The question is a little ambiguous, with several open questions in comments. To cover the bases, I'll provide three examples based on different interpretations of the question.
Example 1
Assumptions:
Month inclusion means any part of the month (in your example, April would be considered to fall in the range). See the second example, below, if this assumption is not correct.
The fixed cell month is entered as month number (10
instead of October
). See the third example, below, if this assumption is not correct.
Lets say the data is in row 2, the fixed cell is C2 and the result is in D2. One formula that would work in D2:
=IF(AND(C2>=MONTH(A2),C2<=MONTH(B2)),"Yes","No")
Example 2 (inclusion = entire month)
If month inclusion means the entire month must be within the date range, you could use a formula like this:
=IF(AND(DATE(YEAR(A2),C2,1)>=A2,DATE(YEAR(A2),C2,DAYSINMONTH(DATE(YEAR(A2),C2,1)))<=B2),"Yes","No")
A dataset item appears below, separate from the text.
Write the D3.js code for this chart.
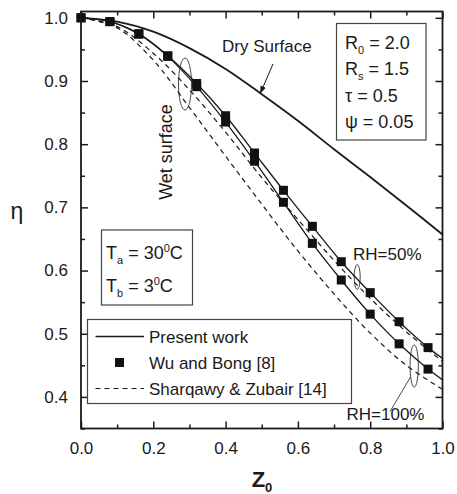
<!DOCTYPE html>
<html>
<head>
<meta charset="utf-8">
<script src="https://cdn.jsdelivr.net/npm/d3@7"></script>
<style>
  body { margin: 0; background: #fff; }
  svg { display: block; }
  text { font-family: "Liberation Sans", Arial, sans-serif; fill: #1a1a1a; }
</style>
</head>
<body>
<svg id="chart" width="457" height="494"></svg>
<script>
// ---- data ----
const wuZ = [0, 0.08, 0.16, 0.24, 0.32, 0.40, 0.48, 0.56, 0.64, 0.72, 0.80, 0.88, 0.96];
const wuRH50 = [1.0, 0.994, 0.975, 0.940, 0.896, 0.845, 0.786, 0.727, 0.670, 0.614, 0.565, 0.519, 0.478];
const wuRH100 = [1.0, 0.994, 0.974, 0.939, 0.891, 0.835, 0.773, 0.708, 0.643, 0.585, 0.531, 0.484, 0.444];

const presentZ = [0, 0.08, 0.16, 0.24, 0.32, 0.40, 0.48, 0.56, 0.64, 0.72, 0.80, 0.88, 0.96, 1.0];
const presentRH50 = [1.0, 0.994, 0.975, 0.940, 0.896, 0.845, 0.786, 0.727, 0.670, 0.614, 0.565, 0.519, 0.478, 0.461];
const presentRH100 = [1.0, 0.994, 0.974, 0.939, 0.891, 0.835, 0.773, 0.708, 0.643, 0.585, 0.531, 0.484, 0.444, 0.427];

const gridZ = [0, 0.1, 0.2, 0.3, 0.4, 0.5, 0.6, 0.7, 0.8, 0.9, 1.0];
const drySurface = [1.0, 0.994, 0.978, 0.952, 0.919, 0.879, 0.837, 0.792, 0.748, 0.703, 0.657];
const sharqRH50 = [1.0, 0.986, 0.944, 0.886, 0.819, 0.747, 0.681, 0.616, 0.556, 0.503, 0.456];
const sharqRH100 = [1.0, 0.984, 0.933, 0.858, 0.781, 0.705, 0.631, 0.563, 0.501, 0.450, 0.412];

const xTicks = [0, 0.2, 0.4, 0.6, 0.8, 1.0];
const xMinor = [0.1, 0.3, 0.5, 0.7, 0.9];
const yTicks = [0.4, 0.5, 0.6, 0.7, 0.8, 0.9, 1.0];
const yMinor = [0.35, 0.45, 0.55, 0.65, 0.75, 0.85, 0.95];

// ---- layout ----
const svg = d3.select("#chart");
const L = 81, R = 442.5, T = 11.5, B = 428.5;
const x = d3.scaleLinear().domain([0, 1]).range([L, R]);
const y = d3.scaleLinear().domain([0.35, 1.01]).range([B, T]);
const ink = "#1a1a1a";

const line = d3.line().x(d => x(d[0])).y(d => y(d[1])).curve(d3.curveCatmullRom.alpha(0.5));
const pairs = (xs, ys) => xs.map((v, i) => [v, ys[i]]);

const g = svg.append("g");

// curves
g.append("path").datum(pairs(gridZ, drySurface)).attr("d", line)
  .attr("fill", "none").attr("stroke", ink).attr("stroke-width", 1.8);
[sharqRH50, sharqRH100].forEach(s => {
  g.append("path").datum(pairs(gridZ, s)).attr("d", line)
    .attr("fill", "none").attr("stroke", ink).attr("stroke-width", 1.2)
    .attr("stroke-dasharray", "5,4");
});
[presentRH50, presentRH100].forEach(s => {
  g.append("path").datum(pairs(presentZ, s)).attr("d", line)
    .attr("fill", "none").attr("stroke", ink).attr("stroke-width", 1.3);
});
const sq = 9;
[wuRH50, wuRH100].forEach(s => {
  g.selectAll(null).data(pairs(wuZ, s)).enter().append("rect")
    .attr("x", d => x(d[0]) - sq / 2).attr("y", d => y(d[1]) - sq / 2)
    .attr("width", sq).attr("height", sq).attr("fill", "#111");
});

// axes frame
const axes = svg.append("g");
const fmt = d3.format(".1f");
function addAxis(axisFn, scale, vals, pos, size, labels, pad) {
  const a = axisFn(scale).tickValues(vals).tickSizeInner(-size).tickSizeOuter(0);
  a.tickFormat(labels ? fmt : () => "");
  if (pad) a.tickPadding(pad);
  const isX = (axisFn === d3.axisBottom || axisFn === d3.axisTop);
  return axes.append("g").attr("transform", isX ? `translate(0,${pos})` : `translate(${pos},0)`).call(a);
}
addAxis(d3.axisBottom, x, xTicks, B, 7, true, 13);
addAxis(d3.axisBottom, x, xMinor, B, 4, false);
addAxis(d3.axisTop, x, xTicks, T, 7, false);
addAxis(d3.axisTop, x, xMinor, T, 4, false);
addAxis(d3.axisLeft, y, yTicks, L, 7, true, 13);
addAxis(d3.axisLeft, y, yMinor, L, 4, false);
addAxis(d3.axisRight, y, yTicks, R, 7, false);
addAxis(d3.axisRight, y, yMinor, R, 4, false);
axes.selectAll(".domain").remove();
axes.selectAll(".tick line").attr("stroke", ink).attr("stroke-width", 1.5);
axes.selectAll(".tick text").attr("font-size", 17).attr("fill", ink)
  .attr("font-family", "Liberation Sans, Arial, sans-serif");
axes.append("rect").attr("x", L).attr("y", T).attr("width", R - L).attr("height", B - T)
  .attr("fill", "none").attr("stroke", ink).attr("stroke-width", 1.8);

// axis titles
svg.append("text").attr("x", 17).attr("y", 219)
  .attr("text-anchor", "middle").attr("font-size", 23).text("η");
const zt = svg.append("text").attr("x", 262).attr("y", 487).attr("text-anchor", "middle")
  .attr("font-size", 22).attr("font-weight", "bold");
zt.append("tspan").text("Z");
zt.append("tspan").attr("font-size", 13).attr("dy", 5).text("0");

// Dry Surface annotation
svg.append("defs").append("marker").attr("id", "arr").attr("viewBox", "0 0 10 10")
  .attr("refX", 10).attr("refY", 5).attr("markerWidth", 8).attr("markerHeight", 8)
  .attr("orient", "auto").append("path").attr("d", "M0,1.5 L10,5 L0,8.5 Z").attr("fill", ink);
svg.append("text").attr("x", 222).attr("y", 52).attr("font-size", 17).text("Dry Surface");
svg.append("line").attr("x1", 273).attr("y1", 64).attr("x2", 260).attr("y2", 94)
  .attr("stroke", ink).attr("stroke-width", 1).attr("marker-end", "url(#arr)");

// Wet surface
svg.append("text").attr("transform", "translate(172,152) rotate(-90)")
  .attr("text-anchor", "middle").attr("font-size", 18).text("Wet surface");
svg.append("ellipse").attr("cx", 185).attr("cy", 84).attr("rx", 6.5).attr("ry", 26)
  .attr("fill", "none").attr("stroke", ink).attr("stroke-width", 0.8);

// RH labels
svg.append("text").attr("x", 353).attr("y", 260).attr("font-size", 17).text("RH=50%");
svg.append("ellipse").attr("cx", 357.2).attr("cy", 277).attr("rx", 3).attr("ry", 12.5)
  .attr("fill", "none").attr("stroke", ink).attr("stroke-width", 0.8);
svg.append("text").attr("x", 346.5).attr("y", 420).attr("font-size", 17).text("RH=100%");
svg.append("ellipse").attr("cx", 414.2).attr("cy", 366).attr("rx", 4.2).attr("ry", 21)
  .attr("fill", "none").attr("stroke", ink).attr("stroke-width", 0.8);
svg.append("line").attr("x1", 410.5).attr("y1", 377).attr("x2", 390).attr("y2", 411.5)
  .attr("stroke", ink).attr("stroke-width", 0.8);

// parameter box
svg.append("rect").attr("x", 336.5).attr("y", 23.5).attr("width", 89.5).attr("height", 116.5)
  .attr("fill", "#fff").attr("stroke", "#444").attr("stroke-width", 1.2);
const params = [["R", "0", " = 2.0"], ["R", "s", " = 1.5"], ["τ", "", " = 0.5"], ["ψ", "", " = 0.05"]];
params.forEach((p, i) => {
  const t = svg.append("text").attr("x", 345).attr("y", 48.5 + i * 26.6).attr("font-size", 18);
  t.append("tspan").text(p[0]);
  if (p[1]) {
    t.append("tspan").attr("font-size", 11).attr("dy", 5).text(p[1]);
    t.append("tspan").attr("dy", -5).text(p[2]);
  } else {
    t.append("tspan").text(p[2]);
  }
});

// temperature box
svg.append("rect").attr("x", 101.5).attr("y", 230).attr("width", 91).attr("height", 75)
  .attr("fill", "#fff").attr("stroke", "#444").attr("stroke-width", 1.2);
const temps = [["T", "a", " = 30", "0", "C"], ["T", "b", " = 3", "0", "C"]];
temps.forEach((p, i) => {
  const t = svg.append("text").attr("x", 106).attr("y", 258.5 + i * 33.3).attr("font-size", 18);
  t.append("tspan").text(p[0]);
  t.append("tspan").attr("font-size", 11).attr("dy", 5).text(p[1]);
  t.append("tspan").attr("dy", -5).text(p[2]);
  t.append("tspan").attr("font-size", 11).attr("dy", -7).text(p[3]);
  t.append("tspan").attr("dy", 7).text(p[4]);
});

// legend
svg.append("rect").attr("x", 87.5).attr("y", 319.5).attr("width", 264).attr("height", 84)
  .attr("fill", "#fff").attr("stroke", "#444").attr("stroke-width", 1.2);
svg.append("line").attr("x1", 95.5).attr("x2", 144).attr("y1", 336.5).attr("y2", 336.5)
  .attr("stroke", ink).attr("stroke-width", 1.3);
svg.append("rect").attr("x", 115).attr("y", 358).attr("width", sq).attr("height", sq).attr("fill", "#111");
svg.append("line").attr("x1", 95.5).attr("x2", 144).attr("y1", 388.5).attr("y2", 388.5)
  .attr("stroke", ink).attr("stroke-width", 1.2).attr("stroke-dasharray", "5,4");
const legendLabels = ["Present work", "Wu and Bong [8]", "Sharqawy & Zubair [14]"];
legendLabels.forEach((s, i) => {
  svg.append("text").attr("x", 149).attr("y", 342.5 + i * 26).attr("font-size", 17).text(s);
});
</script>
</body>
</html>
This compares the first and last day of the month to the date range.
Example 3 (month name)
If the month needs to be entered as month name, you can handle that by replacing all references to C2 in the above formulas with:
MONTH(DATEVALUE(C2&" 1"))
This turns the month name into a date (the first day of that month), and then finds its month number. So, for instance, the formula in Example 1 would be converted to:
=IF(AND(MONTH(DATEVALUE(C2&" 1"))>=MONTH(A2),MONTH(DATEVALUE(C2&" 1"))<=MONTH(B2)),"Yes","No")
One other note: your question suggests that the month in the fixed cell may apply to a collection of date ranges. If so, anchor the references to C2 if you copy the formula to other cells by using $C$2 instead of C2 in the above formulas.